# Bacon Cookbook



## shroomgirl (Aug 11, 2000)

by James Villas

copyright 2007

The first 17 pages are all about bacon, how to buy it, store it, styles, curing and smoking, history.....Then the international recipes are broken down into courses....

canapes, breakfast, soup, salads, casseroles, main courses, pasta, veg/fruit, breads and DESSERTS

German Bacon Cookies
Swedish Spice Cookies
Bacon and Peanut Butter Chocolate Truffles
Bacon Wrapped Figs
Portuguese Egg and Bacon Pudding
Canadian Bacon maple Custard

Gorgeous photos, some interesting recipes, just got the book a couple of days ago..


----------



## brook (Oct 27, 1999)

This is not exactly on topic, but I saw a write-up for bacon popcorn from gratefulpalate.com.
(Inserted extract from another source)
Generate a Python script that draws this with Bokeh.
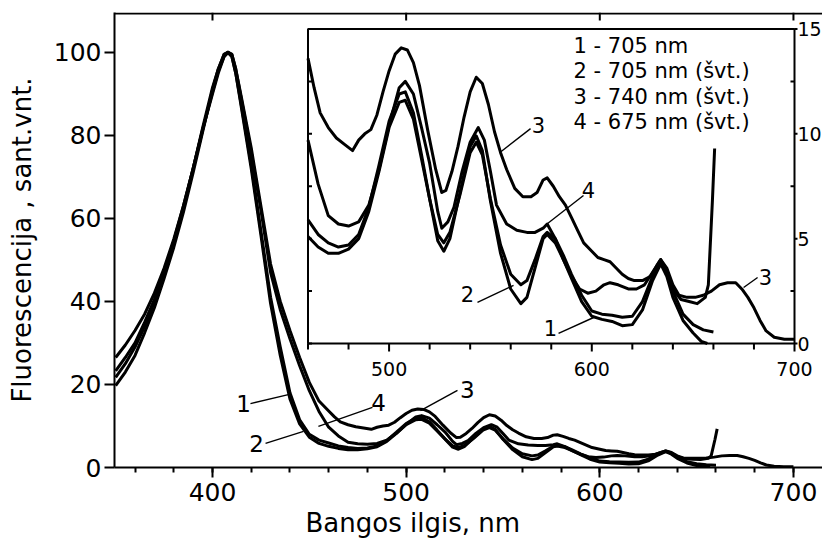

It sounds intriguing -- has anyone tried it?


----------



## pete (Oct 7, 2001)

Brook, haven't seen or heard of the recipe you mention, but while growing up we always made our popcorn in a stove top popper using bacon fat for oil (except for that brief period of time when my misguided parents thought a hot air popper was better for us, though we then added tons of butter just to add some kind of flavor!). Just a little salt when finished and it was ready. It never needed any butter!


----------



## shroomgirl (Aug 11, 2000)

yum, bacon fat popcorn.....


----------



## peachcreek (Sep 21, 2001)

I grew up with peanut butter and bacon sandwiches and also with carrot-raisin salad sandwiches with bacon on them. Must have been a more common combo in our parents' day.


----------



## shroomgirl (Aug 11, 2000)

Never heard of those combos....well, I take that back...Elvis used to eat grilled peanut butter, banana sandwiches with a # of bacon on them. 
But carrot raisin salad with bacon sandwich?:crazy:

It was not unusual for households to have a bacon fat can on the stove to use as needed.....hash browns coming to mind right away, it was collected then pitched after it would turn rancid. Those were the days when mom would pull meat out of the freezer and set it on the counter over night or all day for it to thaw  How did we ever servive? I'm thinking some of those bouts of "flu" as a kid were probably food poisoning.

Volpi is now carrying guanciale, aka jowl bacon which goes very nicely with brussel sprouts. So nice to have the shop/factory less than a mile from my home.


----------